After work on Monday, another surgical tech caught me and asked how I was feeling, as she had heard his ranting and raving the previous Friday and that I had gotten into trouble. I told her how unfair it was. I did say I was joking but was very upset with the write-up and felt he was weak, "expletive". To this, she agreed but said I should be careful so as not to get HR's attention.
I said I was only venting as she had asked me how I was feeling. Not long after I had left for the day, HR did call me to say they were suspending me pending an investigation as the complaint was now elevated to "workplace violence". I was dumbfounded and also regretting venting. I was ultimately let go. Unfortunately, HR didn't give me a "reason for being let go", so I'm unable to complete unemployment paperwork. I took a loan out on my 401k and am living off that.

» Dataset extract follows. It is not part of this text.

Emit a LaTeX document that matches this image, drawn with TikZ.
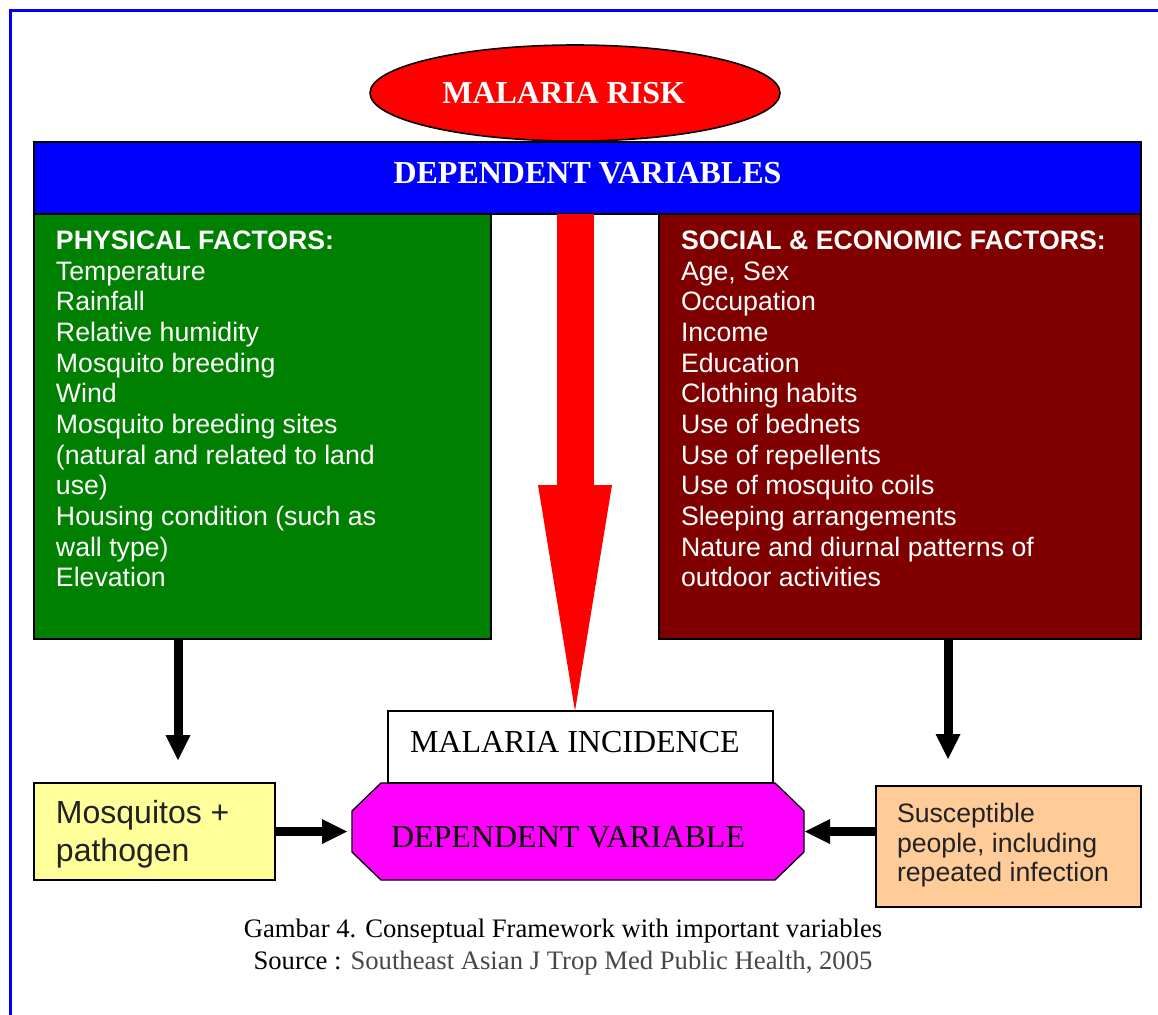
\documentclass[tikz,border=0pt]{standalone}
\usepackage{fontspec}
\setmainfont{Liberation Serif}
\newfontfamily\arial{Liberation Sans}
\usetikzlibrary{arrows.meta,calc,shapes.geometric,backgrounds}
\definecolor{dvblue}{RGB}{0,0,255}
\definecolor{physgreen}{RGB}{0,128,0}
\definecolor{socred}{RGB}{128,0,0}
\definecolor{mosyellow}{RGB}{255,255,153}
\definecolor{suspeach}{RGB}{255,204,153}
\definecolor{octmagenta}{RGB}{255,0,255}
\definecolor{darktext}{RGB}{34,34,34}
\newcommand\boxtext[5]{\begin{minipage}[c][#2][t]{#1}\leftskip=#3\relax\rule{0pt}{#4}#5\end{minipage}}
\begin{document}
\begin{tikzpicture}[x=0.75pt,y=-0.75pt,
  box/.style={draw=black,line width=1pt,inner sep=0pt,outer sep=0pt},
  blk/.style={draw=black,line width=6.75pt,-{Triangle[width=18.75pt,length=18.75pt,line width=0pt]}},
  bigserif/.style={font=\fontsize{24pt}{28pt}\selectfont},
  sans20/.style={font=\arial\fontsize{20pt}{23pt}\selectfont}
  ]
\useasboundingbox (0,0) rectangle (1158,1015);
% frame
\draw[dvblue,line width=2.25pt] (10.5,1015) -- (10.5,10.5) -- (1158,10.5);
% top ellipse
\node[ellipse,draw=black,line width=1.2pt,fill=red,minimum width=307.5pt,minimum height=72pt,inner sep=0pt,text=white,font=\bfseries\fontsize{24pt}{28pt}\selectfont] (risk) at (575,93) {MALARIA RISK\kern17pt};
% blue bar
\node[box,fill=dvblue,minimum width=830.25pt,minimum height=54pt,text=white,font=\bfseries\fontsize{24pt}{28pt}\selectfont,text depth=8.25pt] (bar) at (587.5,178) {DEPENDENT VARIABLES};
% physical factors
\node[box,fill=physgreen,text=white,sans20] (phys) at (262.5,426.5) {\boxtext{342.75pt}{318.75pt}{16.5pt}{26.5pt}{{\bfseries PHYSICAL FACTORS:}\\Temperature\\Rainfall\\Relative humidity\\Mosquito breeding\\Wind\\Mosquito breeding sites\\(natural and related to land\\use)\\Housing condition (such as\\wall type)\\Elevation}};
% social factors
\node[box,fill=socred,text=white,sans20] (soc) at (900,426.5) {\boxtext{361.5pt}{318.75pt}{16.5pt}{26.5pt}{{\bfseries SOCIAL \& ECONOMIC FACTORS:}\\Age, Sex\\Occupation\\Income\\Education\\Clothing habits\\Use of bednets\\Use of repellents\\Use of mosquito coils\\Sleeping arrangements\\Nature and diurnal patterns of\\outdoor activities}};
% dependent variable (octagon)
\node[inner sep=0pt,outer sep=0pt,bigserif] (dv) at (578,831.5) {\boxtext{339pt}{72.75pt}{29.25pt}{48pt}{DEPENDENT VARIABLE}};
% malaria incidence
\node[box,fill=white,bigserif] (inc) at (580.5,747) {\boxtext{288.75pt}{54pt}{16.5pt}{30.75pt}{MALARIA INCIDENCE}};
% mosquitos
\node[box,fill=mosyellow,text=darktext,font=\arial\fontsize{24pt}{28.5pt}\selectfont] (mos) at (154.5,831.5) {\boxtext{180.75pt}{72.75pt}{16.5pt}{30pt}{Mosquitos +\\pathogen}};
% susceptible
\node[box,fill=suspeach,text=darktext,font=\arial\fontsize{20pt}{22.3pt}\selectfont] (sus) at (1008.5,846.5) {\boxtext{198.75pt}{90.75pt}{15.75pt}{27.2pt}{Susceptible\\people, including\\repeated infection}};
% caption
\node[align=center,font=\fontsize{20pt}{24pt}\selectfont] (cap) at (563,947) {Gambar 4. Conseptual Framework with important variables\\Source : {\color{black!72}Southeast Asian J Trop Med Public Health, 2005}};
% background layer: white page and octagon
\begin{scope}[on background layer]
\fill[white] (0,0) rectangle (1158,1015);
\draw[fill=octmagenta,line width=1pt]
  ($(dv.north west)+(29,0)$) -- ($(dv.north east)+(-29,0)$) -- ($(dv.north east)+(0,28)$) -- ($(dv.south east)+(0,-28)$) -- ($(dv.south east)+(-29,0)$) -- ($(dv.south west)+(29,0)$) -- ($(dv.south west)+(0,-28)$) -- ($(dv.north west)+(0,28)$) -- cycle;
\end{scope}
% big red arrow
\draw[red,line width=27.75pt,-{Triangle[width=55.5pt,length=169.5pt,line width=0pt]}] (risk.center |- bar.south) -- (risk.center |- inc.north);
% black arrows
\coordinate (pa) at ($(phys.south west)+(144,0)$);
\coordinate (pb) at ($(phys.south west)+(144,121)$);
\coordinate (sa) at ($(soc.south west)+(289,0)$);
\coordinate (sb) at ($(soc.south west)+(289,120)$);
\draw[blk] (pa) -- (pb);
\draw[blk] (sa) -- (sb);
\draw[blk,shorten >=3.75pt] (mos.east) -- (dv.west);
\draw[blk,shorten >=0.75pt] (sus.west |- dv.east) -- (dv.east);
\end{tikzpicture}
\end{document}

In the end, this hospital has flagged me as "not eligible for rehire". I am seeing now how my past DP participation and now this is just flagging me as a "bad employee", but I'm a good nurse and have loved this field for as long as I can remember.
I'm feeling humiliation and shame. I've been searching for work, and so far have only had one interview. I did share that I was let go. First, how should I approach prospective employers? I have a lot of negative information against me right now. I did reach out to fellow coworkers and even a doctor. All of whom have written me wonderful letters of reference.
Second, should I even bother advancing my education in nursing or leave this field completely? This is a small town, and I'm now currently barred from 3 of the 4. I feel so defeated. Any advice would be helpful.
Dear Defeated,
This is a "he said, she said" where they took his word over yours. There was no one there to witness the event, so there's your story and then there's his story. Somehow he was believed, or they decided he was the more valuable employee, and they were going to back him.
It's unwise to ever touch another employee as it can escalate to exactly this. HR and risk departments nowadays are not going to look the other way when there's an allegation of "workplace violence". Meanwhile, it's ironic, because his blocking your exit is aggressive and could also be considered workplace violence.
While this feels devastating, hang in there. This, too, shall pass. What's important is to reflect on what part you had in the conflict, so you can understand yourself moving forward and have success in the workplace. Be sure not to "vent" and manage your emotions professionally. Learn your triggers and let them be your cues that you are in danger of reacting.
You love nursing and have 5 years of peri-op and OR experience. You are still marketable. You've overcome diversion, and you can overcome being terminated.
When asked about previous employment, just say "it wasn't a good fit". Do not defend yourself or even explain.